Why is this happening? Many community service organisations rely on volunteer services from elderly people. These people are more prone to be affected by extreme weather events such as heatwaves and cold spells. They may be unable to volunteer when the weather turns bad or an extreme event occurs, and services can fall apart without volunteers.

The breakdown of critical infrastructure is another significant problem. When the power goes out or buildings are flooded, services can’t be provided. There are flow-on effects, too. In difficult circumstances organisations miss deadlines for mandatory reporting on their service provision, which means they can miss out on funding.

These findings corroborate a recent Australian Council of Social Services (ACOSS) study. Researchers reported that one week after an extreme event, 50% of community service organisations are still out of operation. One quarter might never provide services again.

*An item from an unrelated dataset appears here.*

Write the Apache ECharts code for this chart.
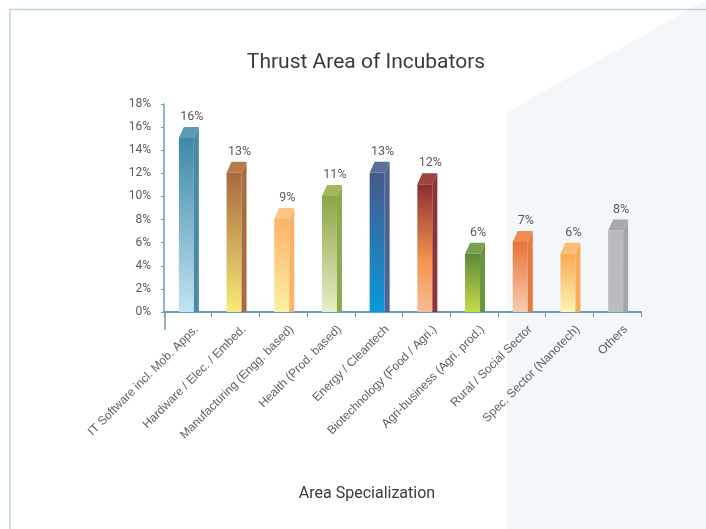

Climatic events and trends disrupt or break down the very support mechanisms intended to help people cope with day-to-day difficulties, including extreme weather events. It’s a tertiary effect of climate change.

Australia can expect more frequent bushfires, floods, heatwaves and other types of extreme weather events. It is scary to ponder what may happen to those who rely on community services day-to-day.

The VCCCAR funded project Implementing adaptation tools to increase the capacity of the community and natural resource management sectors has investigated how government-funded agencies are currently affected by climate-related events and how they could best be supported to adapt.

Initial findings of the study suggest community service organisations need help to:

  • promote safe and well-adapted housing
  • make adaptation part of their strategic planning
  • move on from responding to emergencies, to preparing for and adapting to climate change
  • get practical guidance on climate change adaptation
  • foster champions who can lead climate change adaptation within an organisation or across several agencies
  • engage with clients and the broader community on climate change adaptation and strengthening existing community networks.

Should we expect such support from an incoming government? The Coalition has announced their support of the recently “un-funded” National Climate Change Adaptation Research Facility (NCCARF), pledging renewed funding of $9 million. NCCARF was born five years ago with bipartisan support from Federal political parties. The question remains, will the scales balance once again on what should clearly be a bipartisan issue?

If climate change adaptation is not made a priority, people and communities are likely to suffer come the next extreme weather event. And that’s a question of when, not if.